Last night I sat down with the Traveller Explorer’s Edition and gave the booklet a pretty thorough read. Pleasantly surprised at what I found, I’ve decided to take the prescription on offer and run my forthcoming Dark Age SF game using the Mongoose Traveller 2e rules.
What I didn’t realise, until reading the Explorer’s Edition booklet, is quite what the product was offering. It’s basically a focused set of rules – as brief as can be while still hitting the mark – designed to let you run Traveller exploration games. It only contains two careers, the Scout and the Scholar, but it also strips away all the other options which cloud what you need to run an exploration scenario.
This reminded me that, for starters, Traveller offers a wide range of careers but that you can customise the options on offer to the players to fit your vision for the campaign ahead. Want to do MilSF scenarios? Then just allow players to access the Army, Marines, and maybe Navy career options. Keep things focused on the campaign you want to run. In the past, I’ve tended to give the full array of options to players only to end up with a diverse and unworkable group of Travellers at the table.
On top of all of that, reading the stripped down version in the Explorer’s Edition booklet, I was able to see the core of the game rules and recognise the basic utility and ease for play that exists at the heart of the system.
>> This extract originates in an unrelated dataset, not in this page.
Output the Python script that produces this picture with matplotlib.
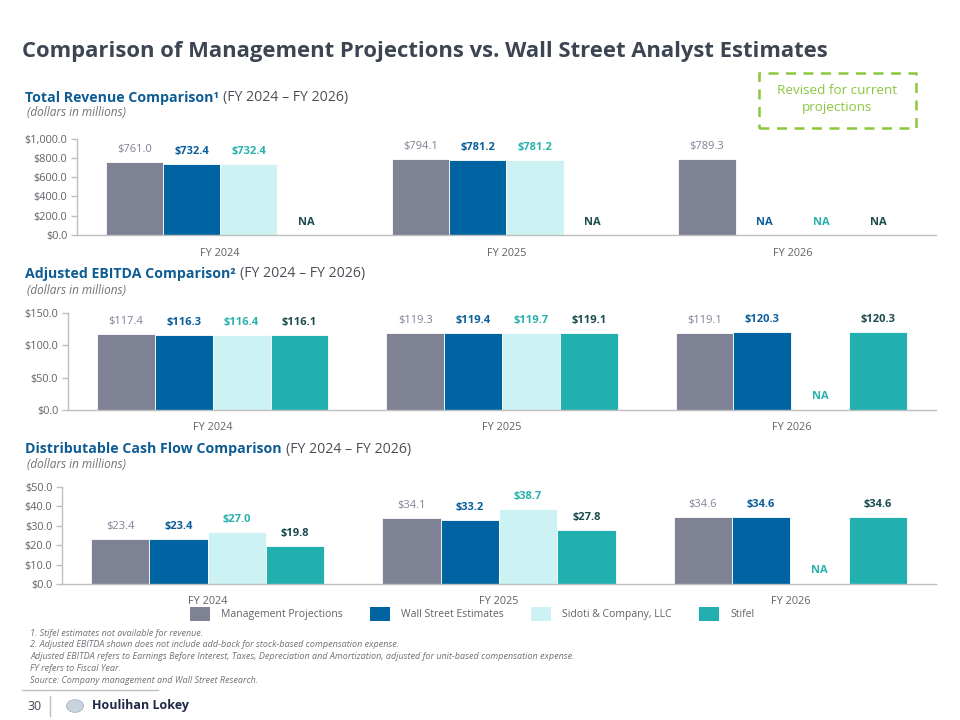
import matplotlib.pyplot as plt
from matplotlib.patches import Rectangle, Circle, Patch
import numpy as np

plt.rcParams['font.family'] = ['Open Sans', 'DejaVu Sans']

# Data (NA = np.nan)
NA = np.nan
years = ["FY 2024", "FY 2025", "FY 2026"]
series = ["Management Projections", "Wall Street Estimates", "Sidoti & Company, LLC", "Stifel"]

rev_mgmt = [761.0, 794.1, 789.3]
rev_ws = [732.4, 781.2, NA]
rev_sidoti = [732.4, 781.2, NA]
rev_stifel = [NA, NA, NA]

ebitda_mgmt = [117.4, 119.3, 119.1]
ebitda_ws = [116.3, 119.4, 120.3]
ebitda_sidoti = [116.4, 119.7, NA]
ebitda_stifel = [116.1, 119.1, 120.3]

dcf_mgmt = [23.4, 34.1, 34.6]
dcf_ws = [23.4, 33.2, 34.6]
dcf_sidoti = [27.0, 38.7, NA]
dcf_stifel = [19.8, 27.8, 34.6]

footnotes = [
    "1. Stifel estimates not available for revenue.",
    "2. Adjusted EBITDA shown does not include add-back for stock-based compensation expense.",
    "Adjusted EBITDA refers to Earnings Before Interest, Taxes, Depreciation and Amortization, adjusted for unit-based compensation expense.",
    "FY refers to Fiscal Year.",
    "Source: Company management and Wall Street Research.",
]

# Colours
bar_colors = ["#7E8294", "#0064A3", "#CDF2F3", "#22AFAF"]
label_colors = ["#7E8294", "#0B5E9C", "#2AB1AD", "#1C4B50"]
label_weights = ["normal", "bold", "bold", "bold"]
axis_grey = "#BFBFBF"
text_grey = "#5F6368"
section_blue = "#0D5C93"

fig = plt.figure(figsize=(9.6, 7.2), dpi=100)


def bar_panel(rect, data, ymax, ystep, fmt):
    ax = fig.add_axes(rect)
    x = np.arange(len(years))
    w = 0.2
    for i, vals in enumerate(data):
        pos = x + (i - 1.5) * w
        ax.bar(pos, vals, w, color=bar_colors[i], edgecolor="white", linewidth=0.6)
        for p, v in zip(pos, vals):
            if np.isnan(v):
                ax.text(p, ymax * 0.135, "NA", ha="center", va="center", fontsize=8,
                        color=label_colors[i], fontweight="bold")
            else:
                ax.annotate(f"${v:,.1f}", (p, v), xytext=(0, 9), textcoords="offset points",
                            ha="center", va="center", fontsize=8,
                            color=label_colors[i], fontweight=label_weights[i])
    ax.set_xlim(-0.5, 2.5)
    ax.set_ylim(0, ymax)
    ticks = np.arange(0, ymax + ystep / 2, ystep)
    ax.set_yticks(ticks)
    ax.set_yticklabels([fmt.format(t) for t in ticks])
    ax.set_xticks(x)
    ax.set_xticklabels(years)
    for s in ["top", "right"]:
        ax.spines[s].set_visible(False)
    for s in ["left", "bottom"]:
        ax.spines[s].set_color(axis_grey)
        ax.spines[s].set_linewidth(1.0)
    ax.tick_params(axis="y", colors=axis_grey, labelcolor=text_grey, labelsize=7.8, length=4, width=1, pad=3)
    ax.tick_params(axis="x", length=0, labelcolor=text_grey, labelsize=7.8, pad=9)
    return ax


ax1 = bar_panel([0.0802, 0.6736, 0.8948, 0.1338],
                [rev_mgmt, rev_ws, rev_sidoti, rev_stifel], 1000, 200, "${:,.1f}")
ax2 = bar_panel([0.0708, 0.4306, 0.9042, 0.1347],
                [ebitda_mgmt, ebitda_ws, ebitda_sidoti, ebitda_stifel], 150, 50, "${:,.1f}")
ax3 = bar_panel([0.0646, 0.1889, 0.9104, 0.1347],
                [dcf_mgmt, dcf_ws, dcf_sidoti, dcf_stifel], 50, 10, "${:,.1f}")

# Title
fig.text(22 / 960, 1 - 52 / 720, "Comparison of Management Projections vs. Wall Street Analyst Estimates",
         fontsize=15.8, fontweight="bold", color="#3E4552", va="center", ha="left")

# Section headings: bold blue part + grey period part
fig.canvas.draw()
renderer = fig.canvas.get_renderer()


def heading(y, bold_txt, rest_txt, sub_y):
    t = fig.text(25 / 960, 1 - y / 720, bold_txt, fontsize=10.2, fontweight="bold",
                 color=section_blue, va="center", ha="left")
    bb = t.get_window_extent(renderer=renderer)
    fig.text((bb.x1 + 4) / 960, 1 - y / 720, rest_txt, fontsize=10.2,
             color="#4A4F57", va="center", ha="left")
    fig.text(27 / 960, 1 - sub_y / 720, "(dollars in millions)", fontsize=8.5, style="italic",
             color="#6E7277", va="center", ha="left")


heading(98, "Total Revenue Comparison\u00b9", "(FY 2024 \u2013 FY 2026)", 112)
heading(274, "Adjusted EBITDA Comparison\u00b2", "(FY 2024 \u2013 FY 2026)", 291)
heading(449, "Distributable Cash Flow Comparison", "(FY 2024 \u2013 FY 2026)", 464)

# Dashed "Revised" box
fig.patches.append(Rectangle((759 / 960, 1 - 128 / 720), 157 / 960, 55 / 720,
                             transform=fig.transFigure, fill=False, edgecolor="#8CC63F",
                             linewidth=1.8, linestyle=(0, (4, 3))))
fig.text(837 / 960, 1 - 99 / 720, "Revised for current\nprojections", fontsize=9.7,
         color="#8CC63F", ha="center", va="center", linespacing=1.5)

# Legend
handles = [Patch(facecolor=c, edgecolor="none") for c in bar_colors]
fig.legend(handles, series, loc="center", bbox_to_anchor=(472 / 960, 1 - 614 / 720),
           ncol=4, frameon=False, fontsize=7.5, handlelength=1.9, handleheight=1.6,
           handletextpad=1.1, columnspacing=2.6, labelcolor=text_grey)

# Footnotes
for i, note in enumerate(footnotes):
    fig.text(30 / 960, 1 - (633 + i * 11.8) / 720, note, fontsize=6.5, style="italic",
             color="#6E7277", va="center", ha="left")

# Footer
fig.add_artist(plt.Line2D([22 / 960, 158 / 960], [1 - 690 / 720, 1 - 690 / 720],
                          transform=fig.transFigure, color="#BFBFBF", linewidth=1))
fig.add_artist(plt.Line2D([50 / 960, 50 / 960], [1 - 696 / 720, 1 - 716 / 720],
                          transform=fig.transFigure, color="#BFBFBF", linewidth=1))
fig.text(28 / 960, 1 - 706 / 720, "30", fontsize=9, color="#3E4552", va="center", ha="left")
fig.patches.append(Circle((75 / 960, 1 - 706 / 720), 8.5 / 960, transform=fig.transFigure,
                          facecolor="#C9D3DE", edgecolor="#A9B7C6", linewidth=0.6))
fig.text(92 / 960, 1 - 706 / 720, "Houlihan Lokey", fontsize=9, fontweight="bold",
         color="#1E2A45", va="center", ha="left")

fig.savefig("out.png", dpi=100)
It gave me confidence to accept the prescription for SF on offer because I could see that combat would be relatively easy to run, the character creation process gives me the structure for interesting and deep Travellers, and the whole thing is flexible enough to handle my version of the Otherverse.
A week ago I wrote that:
The trade-off with a prescriptive set of game rules, that come with hard-baked assumptions about the way SF universe work, is that you have to accept those assumptions up front. In return for having someone else doing the design thinking up front, you get to dive into the enjoyable bit of building characters and putting them into interesting situations.
The reality is that my Otherverse for this game is heavily influenced by my love for Traveller ever since I began play back in the late 1970s. It was, after all, my first RPG experience as a player. It seems silly to ignore this and seems natural to build my game around that system which already works on so many underlying assumptions. For all the tweaks that might be necessary, I can house rule what I need.
And so here we are, planning to run a new game with the set of rules I was fairly sure I wouldn’t use simply because I’d forgotten why I liked it. Thanks to the slightly odd but (as it turns out) highly useful Explorer’s Edition, I am back to digging into SF gaming with my favourite RPG brand.